→ **Stated exercise**: Repeat the data below exactly, dropping any pictures it holds.

----- Data segment

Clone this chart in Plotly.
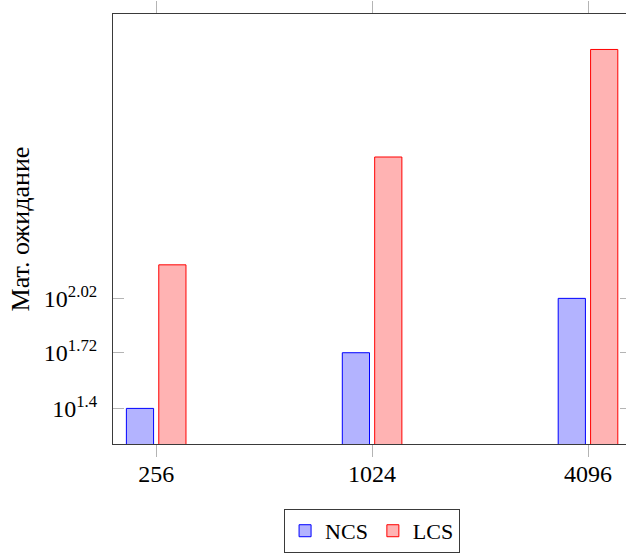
import plotly.graph_objects as go

categories = ["256", "1024", "4096"]
ncs = [25.1, 51.7, 104.7]
lcs = [161.8, 656.0, 2649.0]
ytick_vals = [25.1, 51.7, 104.7]
ytick_text = ["10<sup>1.4</sup>", "10<sup>1.72</sup>", "10<sup>2.02</sup>"]

FONT = "Liberation Serif"
TICKC = "#b4b4b4"
AXC = "#3a3a3a"

fig = go.Figure()
fig.add_trace(go.Bar(x=categories, y=ncs, name="NCS",
                     marker=dict(color="#b3b3ff", line=dict(color="#0000ff", width=1))))
fig.add_trace(go.Bar(x=categories, y=lcs, name="LCS",
                     marker=dict(color="#ffb3b3", line=dict(color="#ff0000", width=1))))
# invisible helper trace so the right-hand tick axis is drawn
fig.add_trace(go.Scatter(x=categories[:1], y=ncs[:1], yaxis="y2", mode="markers",
                         marker=dict(opacity=0), showlegend=False, hoverinfo="skip"))

fig.update_layout(
    width=626, height=553,
    margin=dict(l=113, r=0, t=14, b=109),
    paper_bgcolor="white", plot_bgcolor="white",
    barmode="group", bargap=0.70, bargroupgap=0.16,
    font=dict(family=FONT, size=24, color="black"),
    xaxis=dict(
        type="category", range=[-0.2, 2.176],
        showline=True, linecolor=AXC, linewidth=1, mirror="ticks",
        ticks="outside", ticklen=12, tickcolor=TICKC, tickwidth=1,
        ticklabelstandoff=-4,
        showgrid=False, zeroline=False,
        tickfont=dict(family=FONT, size=24),
    ),
    yaxis=dict(
        type="log", range=[1.199, 3.623],
        tickvals=ytick_vals, ticktext=ytick_text,
        showline=True, linecolor=AXC, linewidth=1,
        ticks="inside", ticklen=11, tickcolor=TICKC, tickwidth=1,
        ticklabelstandoff=10,
        showgrid=False, zeroline=False,
        tickfont=dict(family=FONT, size=24),
        title=dict(text="Мат. ожидание", font=dict(family=FONT, size=26), standoff=6),
    ),
    yaxis2=dict(
        type="log", range=[1.199, 3.623], overlaying="y", side="right",
        tickvals=ytick_vals, showticklabels=False,
        ticks="inside", ticklen=6, tickcolor=TICKC, tickwidth=1,
        showline=False, showgrid=False, zeroline=False,
    ),
    legend=dict(
        orientation="h", x=0.505, xanchor="center", y=-0.151, yanchor="top",
        bordercolor=AXC, borderwidth=1, bgcolor="white",
        font=dict(family=FONT, size=22), itemwidth=30,
    ),
    showlegend=True,
)

fig.write_html("out.html")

----------

→ **The output**:
Clone this chart in Plotly.
import plotly.graph_objects as go

categories = ["256", "1024", "4096"]
ncs = [25.1, 51.7, 104.7]
lcs = [161.8, 656.0, 2649.0]
ytick_vals = [25.1, 51.7, 104.7]
ytick_text = ["10<sup>1.4</sup>", "10<sup>1.72</sup>", "10<sup>2.02</sup>"]

FONT = "Liberation Serif"
TICKC = "#b4b4b4"
AXC = "#3a3a3a"

fig = go.Figure()
fig.add_trace(go.Bar(x=categories, y=ncs, name="NCS",
                     marker=dict(color="#b3b3ff", line=dict(color="#0000ff", width=1))))
fig.add_trace(go.Bar(x=categories, y=lcs, name="LCS",
                     marker=dict(color="#ffb3b3", line=dict(color="#ff0000", width=1))))
# invisible helper trace so the right-hand tick axis is drawn
fig.add_trace(go.Scatter(x=categories[:1], y=ncs[:1], yaxis="y2", mode="markers",
                         marker=dict(opacity=0), showlegend=False, hoverinfo="skip"))

fig.update_layout(
    width=626, height=553,
    margin=dict(l=113, r=0, t=14, b=109),
    paper_bgcolor="white", plot_bgcolor="white",
    barmode="group", bargap=0.70, bargroupgap=0.16,
    font=dict(family=FONT, size=24, color="black"),
    xaxis=dict(
        type="category", range=[-0.2, 2.176],
        showline=True, linecolor=AXC, linewidth=1, mirror="ticks",
        ticks="outside", ticklen=12, tickcolor=TICKC, tickwidth=1,
        ticklabelstandoff=-4,
        showgrid=False, zeroline=False,
        tickfont=dict(family=FONT, size=24),
    ),
    yaxis=dict(
        type="log", range=[1.199, 3.623],
        tickvals=ytick_vals, ticktext=ytick_text,
        showline=True, linecolor=AXC, linewidth=1,
        ticks="inside", ticklen=11, tickcolor=TICKC, tickwidth=1,
        ticklabelstandoff=10,
        showgrid=False, zeroline=False,
        tickfont=dict(family=FONT, size=24),
        title=dict(text="Мат. ожидание", font=dict(family=FONT, size=26), standoff=6),
    ),
    yaxis2=dict(
        type="log", range=[1.199, 3.623], overlaying="y", side="right",
        tickvals=ytick_vals, showticklabels=False,
        ticks="inside", ticklen=6, tickcolor=TICKC, tickwidth=1,
        showline=False, showgrid=False, zeroline=False,
    ),
    legend=dict(
        orientation="h", x=0.505, xanchor="center", y=-0.151, yanchor="top",
        bordercolor=AXC, borderwidth=1, bgcolor="white",
        font=dict(family=FONT, size=22), itemwidth=30,
    ),
    showlegend=True,
)

fig.write_html("out.html")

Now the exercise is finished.